» WHAT IS EXPECTED
Give back a single number, the count of lines containing the word "matplotlib".
━━━━━━
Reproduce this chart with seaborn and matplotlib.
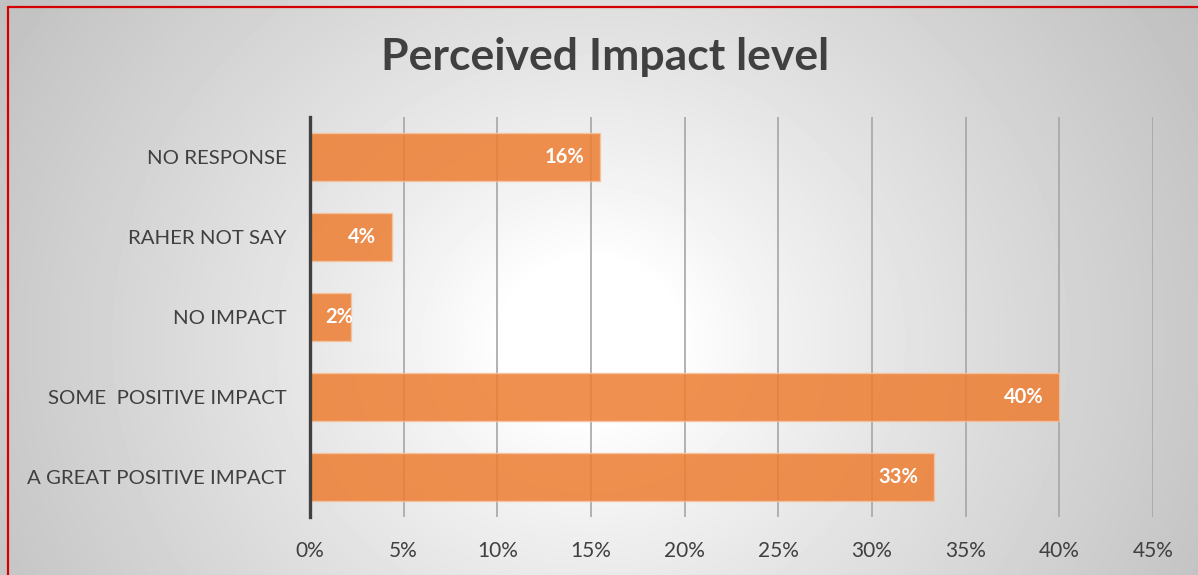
import numpy as np
import pandas as pd
import matplotlib
matplotlib.use("Agg")
import matplotlib.pyplot as plt
from matplotlib.lines import Line2D
import seaborn as sns

categories = [
    "NO RESPONSE",
    "RAHER NOT SAY",
    "NO IMPACT",
    "SOME  POSITIVE IMPACT",
    "A GREAT POSITIVE IMPACT",
]
values = [15.5, 4.4, 2.2, 40.0, 33.3]
x_ticks = [0, 5, 10, 15, 20, 25, 30, 35, 40, 45]
title = "Perceived Impact level"

df = pd.DataFrame({"category": categories, "share": values})

sns.set_theme(style="white")
plt.rcParams["font.family"] = ["Lato", "DejaVu Sans"]

W, H, DPI = 1198, 575, 100
fig = plt.figure(figsize=(W / DPI, H / DPI), dpi=DPI)

# radial grey-to-white background
bg = fig.add_axes([0, 0, 1, 1], zorder=-10)
yy, xx = np.mgrid[0:H, 0:W]
d = np.hypot(xx - 590, (yy - 340) * 1.1)
v = 1.0 - 0.25 * np.clip((d - 90) / 620, 0, 1) ** 0.85
bg.imshow(v, cmap="gray", vmin=0, vmax=1, aspect="auto",
          extent=[0, 1, 0, 1], interpolation="bilinear")
bg.set_axis_off()

ax = fig.add_axes([310 / W, 1 - 517 / H, (1153 - 310) / W, (517 - 117) / H])
ax.set_facecolor("none")

sns.barplot(data=df, x="share", y="category", order=categories,
            color="#ED7D31", saturation=1, alpha=0.85, width=0.59, ax=ax,
            edgecolor="#F6C3A0", linewidth=1.0, zorder=3)

ax.set_xlim(0, 45)
ax.set_xticks(x_ticks)
ax.set_xticklabels([f"{t}%" for t in x_ticks], fontsize=15, color="#404040")
ax.tick_params(axis="y", labelsize=14.7, labelcolor="#404040", length=0, pad=17)
ax.tick_params(axis="x", length=0, pad=17)
ax.set_xlabel("")
ax.set_ylabel("")

for t in x_ticks[1:]:
    ax.axvline(t, color="#A6A6A6", linewidth=1.2, zorder=1)

for s in ["top", "right", "bottom"]:
    ax.spines[s].set_visible(False)
ax.spines["left"].set_color("#404040")
ax.spines["left"].set_linewidth(2.4)
ax.spines["left"].set_zorder(5)

# value labels inside the bar end; short bars keep the label near the axis
px_per_unit = (1153 - 310) / 45
for i, val in enumerate(values):
    label = f"{val:.0f}%"
    if val * px_per_unit < 60:
        ax.annotate(label, xy=(0, i), xytext=(15, 0),
                    textcoords="offset pixels", ha="left", va="center",
                    color="white", fontsize=14.5, fontweight="bold", zorder=6)
    else:
        ax.annotate(label, xy=(val, i), xytext=(-16, 0),
                    textcoords="offset pixels", ha="right", va="center",
                    color="white", fontsize=14.5, fontweight="bold", zorder=6)

fig.text(0.505, 1 - 57 / H, title, ha="center", va="center",
         fontsize=32, fontweight="bold", color="#404040")

# red frame along top and left edges
fig.add_artist(Line2D([7.5 / W, 1], [1 - 6.5 / H, 1 - 6.5 / H],
                      transform=fig.transFigure, color="#D40000", linewidth=1.6))
fig.add_artist(Line2D([7.5 / W, 7.5 / W], [0, 1 - 6.5 / H],
                      transform=fig.transFigure, color="#D40000", linewidth=1.6))

fig.savefig("out.png", dpi=DPI)
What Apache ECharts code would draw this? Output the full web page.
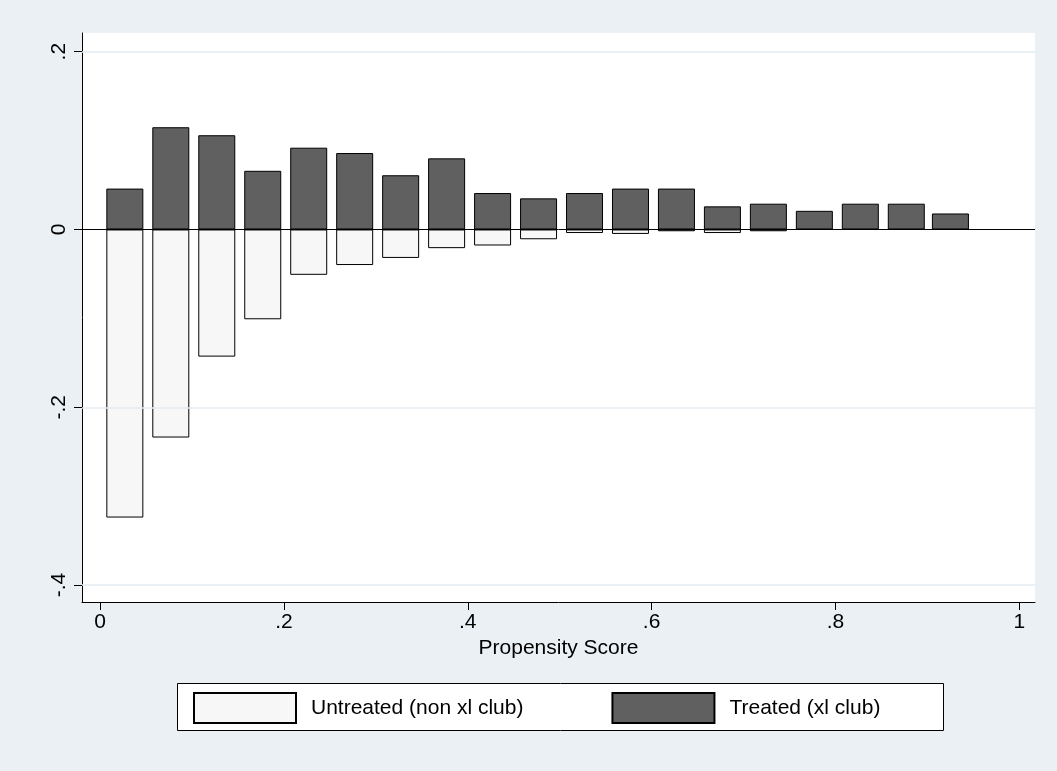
━━━━━━
» TASK ANSWER
5